Required task: Give the listing again in full, exactly as written.

Dataset excerpt:
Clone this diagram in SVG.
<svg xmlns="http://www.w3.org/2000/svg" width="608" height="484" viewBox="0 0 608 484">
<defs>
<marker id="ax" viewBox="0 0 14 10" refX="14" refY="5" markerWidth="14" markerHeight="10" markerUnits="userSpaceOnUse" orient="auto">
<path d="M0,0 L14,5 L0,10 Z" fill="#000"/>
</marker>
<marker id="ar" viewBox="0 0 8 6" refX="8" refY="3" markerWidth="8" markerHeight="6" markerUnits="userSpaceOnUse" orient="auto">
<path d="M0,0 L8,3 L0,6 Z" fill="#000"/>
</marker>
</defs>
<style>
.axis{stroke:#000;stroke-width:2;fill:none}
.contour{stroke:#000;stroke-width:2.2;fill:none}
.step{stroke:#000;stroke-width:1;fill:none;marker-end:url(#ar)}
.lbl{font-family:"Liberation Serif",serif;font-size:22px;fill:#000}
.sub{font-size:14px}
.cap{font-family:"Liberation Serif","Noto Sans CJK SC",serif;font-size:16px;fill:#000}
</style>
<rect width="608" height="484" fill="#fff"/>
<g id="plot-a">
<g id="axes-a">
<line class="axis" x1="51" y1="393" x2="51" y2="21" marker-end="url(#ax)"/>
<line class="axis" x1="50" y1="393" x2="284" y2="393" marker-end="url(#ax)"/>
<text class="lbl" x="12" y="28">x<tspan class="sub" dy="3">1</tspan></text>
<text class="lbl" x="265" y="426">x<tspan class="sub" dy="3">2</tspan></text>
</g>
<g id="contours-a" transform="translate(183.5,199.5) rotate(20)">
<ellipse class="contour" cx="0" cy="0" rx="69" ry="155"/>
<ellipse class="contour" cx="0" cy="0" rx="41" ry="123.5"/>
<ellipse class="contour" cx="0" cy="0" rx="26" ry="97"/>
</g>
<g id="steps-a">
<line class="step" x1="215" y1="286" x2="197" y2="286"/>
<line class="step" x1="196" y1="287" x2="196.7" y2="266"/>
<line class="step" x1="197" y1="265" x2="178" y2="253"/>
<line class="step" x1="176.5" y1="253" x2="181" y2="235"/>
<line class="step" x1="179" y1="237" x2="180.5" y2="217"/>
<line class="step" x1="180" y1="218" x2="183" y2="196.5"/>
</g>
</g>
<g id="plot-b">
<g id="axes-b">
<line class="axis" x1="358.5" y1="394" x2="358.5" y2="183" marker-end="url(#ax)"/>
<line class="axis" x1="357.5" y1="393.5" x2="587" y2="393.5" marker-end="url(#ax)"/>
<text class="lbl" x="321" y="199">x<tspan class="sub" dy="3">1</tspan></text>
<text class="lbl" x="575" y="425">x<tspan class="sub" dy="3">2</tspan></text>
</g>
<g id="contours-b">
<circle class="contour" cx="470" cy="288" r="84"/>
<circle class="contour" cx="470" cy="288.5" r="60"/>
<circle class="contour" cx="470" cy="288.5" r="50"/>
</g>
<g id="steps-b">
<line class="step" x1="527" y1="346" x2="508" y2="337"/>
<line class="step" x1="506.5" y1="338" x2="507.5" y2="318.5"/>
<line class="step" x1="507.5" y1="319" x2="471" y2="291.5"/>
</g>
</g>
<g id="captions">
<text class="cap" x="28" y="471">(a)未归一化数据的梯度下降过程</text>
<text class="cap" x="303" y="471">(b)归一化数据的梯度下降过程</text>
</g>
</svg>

Answer below:
Clone this diagram in SVG.
<svg xmlns="http://www.w3.org/2000/svg" width="608" height="484" viewBox="0 0 608 484">
<defs>
<marker id="ax" viewBox="0 0 14 10" refX="14" refY="5" markerWidth="14" markerHeight="10" markerUnits="userSpaceOnUse" orient="auto">
<path d="M0,0 L14,5 L0,10 Z" fill="#000"/>
</marker>
<marker id="ar" viewBox="0 0 8 6" refX="8" refY="3" markerWidth="8" markerHeight="6" markerUnits="userSpaceOnUse" orient="auto">
<path d="M0,0 L8,3 L0,6 Z" fill="#000"/>
</marker>
</defs>
<style>
.axis{stroke:#000;stroke-width:2;fill:none}
.contour{stroke:#000;stroke-width:2.2;fill:none}
.step{stroke:#000;stroke-width:1;fill:none;marker-end:url(#ar)}
.lbl{font-family:"Liberation Serif",serif;font-size:22px;fill:#000}
.sub{font-size:14px}
.cap{font-family:"Liberation Serif","Noto Sans CJK SC",serif;font-size:16px;fill:#000}
</style>
<rect width="608" height="484" fill="#fff"/>
<g id="plot-a">
<g id="axes-a">
<line class="axis" x1="51" y1="393" x2="51" y2="21" marker-end="url(#ax)"/>
<line class="axis" x1="50" y1="393" x2="284" y2="393" marker-end="url(#ax)"/>
<text class="lbl" x="12" y="28">x<tspan class="sub" dy="3">1</tspan></text>
<text class="lbl" x="265" y="426">x<tspan class="sub" dy="3">2</tspan></text>
</g>
<g id="contours-a" transform="translate(183.5,199.5) rotate(20)">
<ellipse class="contour" cx="0" cy="0" rx="69" ry="155"/>
<ellipse class="contour" cx="0" cy="0" rx="41" ry="123.5"/>
<ellipse class="contour" cx="0" cy="0" rx="26" ry="97"/>
</g>
<g id="steps-a">
<line class="step" x1="215" y1="286" x2="197" y2="286"/>
<line class="step" x1="196" y1="287" x2="196.7" y2="266"/>
<line class="step" x1="197" y1="265" x2="178" y2="253"/>
<line class="step" x1="176.5" y1="253" x2="181" y2="235"/>
<line class="step" x1="179" y1="237" x2="180.5" y2="217"/>
<line class="step" x1="180" y1="218" x2="183" y2="196.5"/>
</g>
</g>
<g id="plot-b">
<g id="axes-b">
<line class="axis" x1="358.5" y1="394" x2="358.5" y2="183" marker-end="url(#ax)"/>
<line class="axis" x1="357.5" y1="393.5" x2="587" y2="393.5" marker-end="url(#ax)"/>
<text class="lbl" x="321" y="199">x<tspan class="sub" dy="3">1</tspan></text>
<text class="lbl" x="575" y="425">x<tspan class="sub" dy="3">2</tspan></text>
</g>
<g id="contours-b">
<circle class="contour" cx="470" cy="288" r="84"/>
<circle class="contour" cx="470" cy="288.5" r="60"/>
<circle class="contour" cx="470" cy="288.5" r="50"/>
</g>
<g id="steps-b">
<line class="step" x1="527" y1="346" x2="508" y2="337"/>
<line class="step" x1="506.5" y1="338" x2="507.5" y2="318.5"/>
<line class="step" x1="507.5" y1="319" x2="471" y2="291.5"/>
</g>
</g>
<g id="captions">
<text class="cap" x="28" y="471">(a)未归一化数据的梯度下降过程</text>
<text class="cap" x="303" y="471">(b)归一化数据的梯度下降过程</text>
</g>
</svg>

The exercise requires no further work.